▽
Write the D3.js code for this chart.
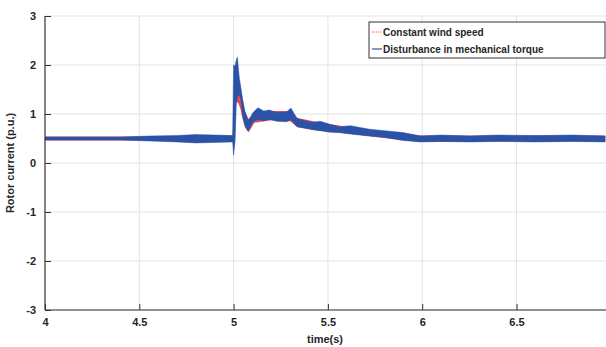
<!doctype html>
<html>
<head>
<meta charset="utf-8">
<script src="https://d3js.org/d3.v7.min.js"></script>
<style>
  body { margin:0; background:#fff; }
  text { font-family: "Liberation Sans", Arial, sans-serif; font-weight: bold; fill:#262626; }
</style>
</head>
<body>
<svg id="chart" width="606" height="347"></svg>
<script>
// envelope of the noisy traces: time, lower, upper
const blueT  = [4.00, 4.40, 4.55, 4.70, 4.80, 4.90, 4.995, 5.000, 5.008, 5.014, 5.020, 5.030, 5.038, 5.048, 5.060, 5.076, 5.090, 5.103, 5.129, 5.16, 5.19, 5.23, 5.28, 5.304, 5.336, 5.38, 5.42, 5.46, 5.51, 5.56, 5.62, 5.72, 5.80, 5.90, 5.99, 6.10, 6.25, 6.40, 6.60, 6.80, 6.97];
const blueLo = [0.47, 0.47, 0.45, 0.43, 0.41, 0.42, 0.43, 0.16, 0.45, 1.20, 1.35, 1.40, 1.30, 0.95, 0.76, 0.65, 0.74, 0.84, 0.89, 0.86, 0.89, 0.85, 0.84, 0.88, 0.74, 0.71, 0.68, 0.66, 0.63, 0.62, 0.59, 0.55, 0.52, 0.46, 0.43, 0.44, 0.43, 0.44, 0.43, 0.44, 0.43];
const blueHi = [0.53, 0.53, 0.55, 0.56, 0.58, 0.57, 0.56, 2.00, 1.98, 2.10, 2.16, 1.75, 1.55, 1.30, 1.06, 0.86, 0.94, 1.03, 1.13, 1.06, 1.08, 1.03, 1.04, 1.12, 0.91, 0.86, 0.83, 0.85, 0.79, 0.74, 0.76, 0.69, 0.66, 0.62, 0.55, 0.57, 0.55, 0.57, 0.56, 0.57, 0.55];

const redT   = [4.00, 4.50, 4.90, 4.995, 5.005, 5.015, 5.025, 5.035, 5.045, 5.060, 5.080, 5.110, 5.20, 5.30, 5.34, 5.45, 5.60, 5.80, 6.00, 6.50, 6.97];
const redLo  = [0.46, 0.46, 0.43, 0.44, 0.60, 1.25, 1.22, 1.12, 0.95, 0.73, 0.63, 0.82, 0.87, 0.85, 0.73, 0.66, 0.60, 0.51, 0.43, 0.44, 0.44];
const redHi  = [0.54, 0.54, 0.56, 0.56, 1.40, 1.68, 1.68, 1.50, 1.25, 1.05, 0.90, 1.02, 1.06, 1.06, 0.92, 0.83, 0.74, 0.64, 0.56, 0.56, 0.56];

const xTicks = [4, 4.5, 5, 5.5, 6, 6.5];
const yTicks = [-3, -2, -1, 0, 1, 2, 3];
const legendLabels = ["Constant wind speed", "Disturbance in mechanical torque"];

const svg = d3.select("#chart");
const m = {left:45, top:16, bottom:310};
const x = d3.scaleLinear().domain([4, 7]).range([m.left, m.left + 188.6*3]);
const y = d3.scaleLinear().domain([-3, 3]).range([m.bottom, m.top]);

// grid
svg.append("g").selectAll("line").data(yTicks).join("line")
  .attr("x1", m.left).attr("x2", 606).attr("y1", d => y(d)).attr("y2", d => y(d))
  .attr("stroke", "#e3e3e3");
svg.append("g").selectAll("line").data(xTicks.slice(1)).join("line")
  .attr("x1", d => x(d)).attr("x2", d => x(d)).attr("y1", m.top).attr("y2", m.bottom)
  .attr("stroke", "#e3e3e3");

svg.append("clipPath").attr("id", "clip").append("rect")
  .attr("x", m.left).attr("y", m.top).attr("width", 606 - m.left).attr("height", m.bottom - m.top);

const plot = svg.append("g").attr("clip-path", "url(#clip)");

const area = d3.area().x(d => x(d.t)).y0(d => y(d.lo)).y1(d => y(d.hi));
const redData  = redT.map((t, i) => ({t, lo: redLo[i], hi: redHi[i]}));
const blueData = blueT.map((t, i) => ({t, lo: blueLo[i], hi: blueHi[i]}));

plot.append("path").datum(redData).attr("d", area).attr("fill", "#f0464e");
plot.append("path").datum(blueData).attr("d", area).attr("fill", "#2a52a6")
  .attr("stroke", "#2a52a6").attr("stroke-width", 0.5);

// axes
const fmt = d => d < 0 ? "-" + Math.abs(d) : String(d);
const yAxis = d3.axisLeft(y).tickValues(yTicks).tickSize(-6).tickPadding(9).tickFormat(fmt);
const gy = svg.append("g").attr("transform", `translate(${m.left},0)`).call(yAxis);
const xAxis = d3.axisBottom(x).tickValues(xTicks).tickSize(-6).tickPadding(8).tickFormat(fmt);
const gx = svg.append("g").attr("transform", `translate(0,${m.bottom})`).call(xAxis);
[gy, gx].forEach(g => {
  g.select(".domain").attr("stroke", "#333").attr("stroke-width", 1.2);
  g.selectAll(".tick line").attr("stroke", "#333");
  g.selectAll("text").attr("font-size", 11).attr("font-family", null).style("fill", "#262626");
});
gx.select(".domain").attr("d", `M${m.left},0H606`);
gy.select(".domain").attr("d", `M0,${m.top}V${m.bottom}`);

svg.append("text").attr("x", 325).attr("y", 343).attr("text-anchor", "middle")
  .attr("font-size", 11).text("time(s)");
svg.append("text").attr("transform", `translate(14,163) rotate(-90)`).attr("text-anchor", "middle")
  .attr("font-size", 11).text("Rotor current (p.u.)");

// legend
const lg = svg.append("g").attr("transform", "translate(369,22)");
lg.append("rect").attr("width", 236).attr("height", 36).attr("fill", "#fff").attr("stroke", "#333");
lg.append("line").attr("x1", 3).attr("x2", 13).attr("y1", 10).attr("y2", 10)
  .attr("stroke", "#f0464e").attr("stroke-dasharray", "1,1");
lg.append("line").attr("x1", 3).attr("x2", 13).attr("y1", 27).attr("y2", 27)
  .attr("stroke", "#2a52a6").attr("stroke-width", 1.2);
lg.selectAll("text.lab").data(legendLabels).join("text").attr("class", "lab")
  .attr("x", 14).attr("y", (d, i) => 10 + i*17 + 3.5).attr("font-size", 10).text(d => d);
</script>
</body>
</html>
△
Look back over the material above and state how many lines hold the word "chart". Write the number and nothing else.

3